The case statement answers the following questions:
- WHY does your organization exist? The case statement explains why a specific organization is needed. For example, if there are already six after-school programs operating in the community, why is another one needed?
- WHAT need, problem or opportunity does your organization address? The case statement documents client needs as related to identified challenges or opportunities. It explains the degree of community need through facts and figures, as well as through individual case descriptions and client success stories.
- WHAT programs and services will your organization offer to provide a solution to the problem? The case statement will include a listing of the primary programs offered by an organization and a description of the services provided under each.
- WHEN: Are there timelines for the programs and services? Ongoing, periodical, one time only? The case statement describes when each program service is provided throughout the calendar year. For example, after-school programs are operated during the academic year and summer camps and enrichment programs may be provided in the summer months.
- WHERE: In what geographic areas will your organization provide the programs and services? The case statement should include a detailed description of the geographic boundaries of the organization’s service district and may even include a map illustrating its location within its state or region.
- WHO will the programs and services benefit? For example, a case statement may include longitudinal statistical studies, program performance data, demographic descriptions of area residents, documented trends, descriptions of changing client needs, etc.
- HOW will your organization’s goal(s) and objectives be accomplished? The case statement describes the implementation strategies that an organization will use to facilitate its anticipated measurable goals and objectives.
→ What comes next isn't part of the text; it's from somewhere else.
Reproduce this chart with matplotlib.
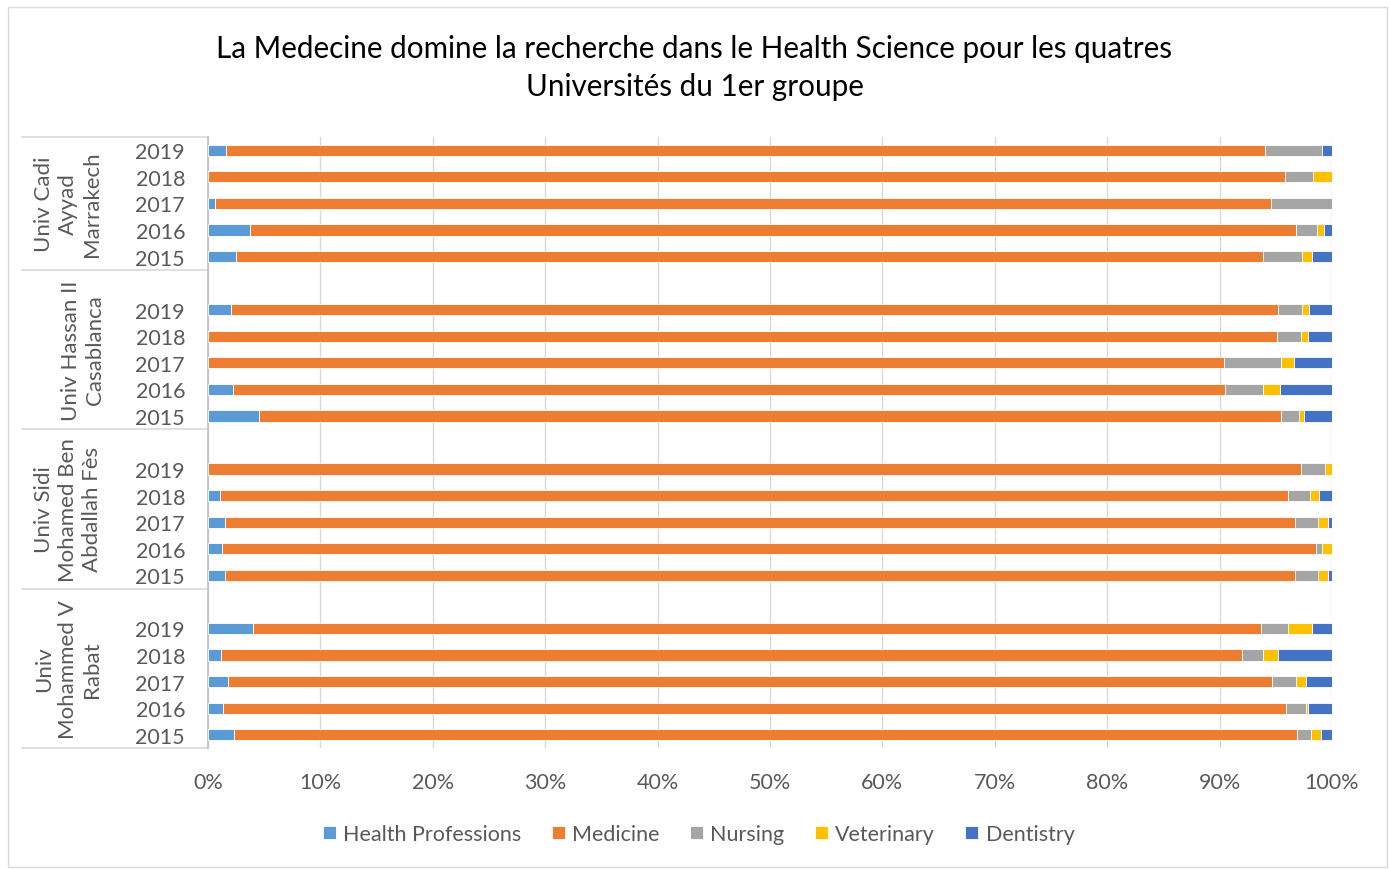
import matplotlib.pyplot as plt
import matplotlib.transforms as mtransforms
from matplotlib.patches import Rectangle
from matplotlib.lines import Line2D
import numpy as np

plt.rcParams['font.family'] = ['Lato', 'DejaVu Sans']

# ------------------------------------------------------
# Data (percent share, rows listed top to bottom, 2019 -> 2015)
# ------------------------------------------------------
universities = [
    "Univ Cadi\nAyyad\nMarrakech",
    "Univ Hassan II\nCasablanca",
    "Univ Sidi\nMohamed Ben\nAbdallah Fès",
    "Univ\nMohammed V\nRabat",
]
years = ["2019", "2018", "2017", "2016", "2015"]
series = ["Health Professions", "Medicine", "Nursing", "Veterinary", "Dentistry"]
colors = ["#5B9BD5", "#ED7D31", "#A5A5A5", "#FFC000", "#4472C4"]

health_prof = [1.6, 0.0, 0.6, 3.7, 2.5,
               2.0, 0.0, 0.0, 2.25, 4.5,
               0.0, 1.07, 1.54, 1.22, 1.54,
               4.0, 1.2, 1.8, 1.35, 2.3]
medicine = [92.4, 95.7, 94.0, 93.0, 91.4,
            93.1, 95.05, 90.4, 88.2, 90.9,
            97.25, 95.0, 95.2, 97.4, 95.2,
            89.75, 90.8, 92.9, 94.55, 94.6]
nursing = [5.1, 2.5, 5.4, 1.9, 3.45,
           2.1, 2.1, 5.1, 3.45, 1.65,
           2.15, 1.95, 2.0, 0.5, 2.0,
           2.4, 1.85, 2.1, 1.7, 1.25]
veterinary = [0.0, 1.7, 0.0, 0.6, 0.9,
              0.7, 0.7, 1.1, 1.5, 0.4,
              0.6, 0.8, 0.85, 0.9, 0.85,
              2.1, 1.35, 0.9, 0.25, 0.85]
dentistry = [0.9, 0.0, 0.0, 0.7, 1.75,
             2.0, 2.1, 3.4, 4.6, 2.5,
             0.0, 1.2, 0.4, 0.0, 0.4,
             1.8, 4.8, 2.3, 2.1, 1.0]

values = np.array([health_prof, medicine, nursing, veterinary, dentistry])
values = values / values.sum(axis=0) * 100

# slot positions: first group has no blank slot, later groups start with one
pos = []
slot = 0
for g in range(len(universities)):
    if g > 0:
        slot += 1
    for y in years:
        pos.append(slot)
        slot += 1
pos = np.array(pos)
nslots = slot

# ------------------------------------------------------
# Plot
# ------------------------------------------------------
W, H = 1389, 870
fig = plt.figure(figsize=(W / 100, H / 100), dpi=100)
ax = fig.add_axes([208 / W, 1 - 749 / H, 1124 / W, 611 / H])

left = np.zeros(len(pos))
for vals, name, col in zip(values, series, colors):
    ax.barh(pos, vals, left=left, height=0.42, color=col, label=name,
            edgecolor="white", linewidth=0.6, zorder=3)
    left += vals

ax.set_xlim(0, 100)
ax.set_ylim(nslots - 0.5, -0.5)
ax.set_xticks(np.arange(0, 101, 10))
ax.set_xticklabels([f"{t}%" for t in range(0, 101, 10)])
ax.xaxis.grid(True, color="#D9D9D9", linewidth=1, zorder=0)
ax.tick_params(axis="x", length=0, labelsize=15.5, colors="#595959", pad=17)
ax.set_yticks(pos)
ax.set_yticklabels(years * len(universities), fontsize=15.5, color="#595959")
ax.tick_params(axis="y", length=0, pad=16.5)
for s in ["top", "right", "bottom"]:
    ax.spines[s].set_visible(False)
ax.spines["left"].set_color("#BFBFBF")
ax.spines["left"].set_linewidth(1.2)

# group labels and separators
trans = mtransforms.blended_transform_factory(ax.transAxes, ax.transData)
x_line = (22 - 208) / 1124
bounds = [-0.5]
for g, uni in enumerate(universities):
    rows = pos[g * len(years):(g + 1) * len(years)]
    bounds.append(rows[-1] + 0.5)
    first = rows[0] - (1 if g > 0 else 0)
    yc = (first - 0.5 + rows[-1] + 0.5) / 2
    xc = 68 if g != 1 else 83
    ax.text((xc - 208) / 1124, yc, uni,
            transform=trans, rotation=90, ha="center", va="center",
            fontsize=16, color="#595959", linespacing=1.25)
for b in bounds:
    ax.add_line(Line2D([x_line, 0], [b, b], transform=trans, color="#D9D9D9",
                       linewidth=1.2, clip_on=False))

# legend
fig.legend(loc="center", bbox_to_anchor=(0.503, 1 - 835 / H), ncol=5,
           frameon=False, fontsize=15.5, handlelength=0.6, handleheight=0.6,
           handletextpad=0.35, columnspacing=1.4, labelcolor="#595959")

fig.suptitle("La Medecine domine la recherche dans le Health Science pour les quatres\n"
             "Universités du 1er groupe",
             x=0.5, y=1 - 35 / H, va="top", fontsize=21.3, color="#000000",
             linespacing=1.45)

fig.add_artist(Rectangle((8 / W, 2 / H), 1379 / W, 860 / H, transform=fig.transFigure,
                         fill=False, edgecolor="#D9D9D9", linewidth=1))

fig.savefig("out.png", dpi=100)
- HOW will your organization provide the solution to the problem (the programs and services) better than other organizations? The case statement must explain why the organization is the best suited to provide its specific services. For example, if there are only sports focused youth activities in the community, an organization proposing to provide fine art programming for at-risk youth in the same community will serve the creative and leadership development needs of youth that aren’t sports oriented. This needs to be explained clearly.
- HOW will your organization measure success and report the impact of the organizational achievements against the need? The case statement will provide information regarding how an organization will document program successes, client impacts, and program effects upon the community-at-large. Additionally, it may discuss how an organization regularly evaluates its success.
In short, the case statement makes the case for support. However, it does not ask for needed financial support – that is the function of a general operating, program, or project proposal.
However, the case statement is the primary document used by those creating proposals and cultivating donors when seeking funds for support. It is important to note that although a proposal is primarily drawn from the case statement, it is different in that it is usually shorter and more persuasive in tone. A proposal presentation package provides the materials appropriate for approaching funding agencies or donors. The materials are individually customized for each prospective donor or foundations (while retaining the purpose, mission and vision of the organization seeking funds).
It's easy to remember the differences between these documents: The case statement justifies the need for support, a proposal asks for it.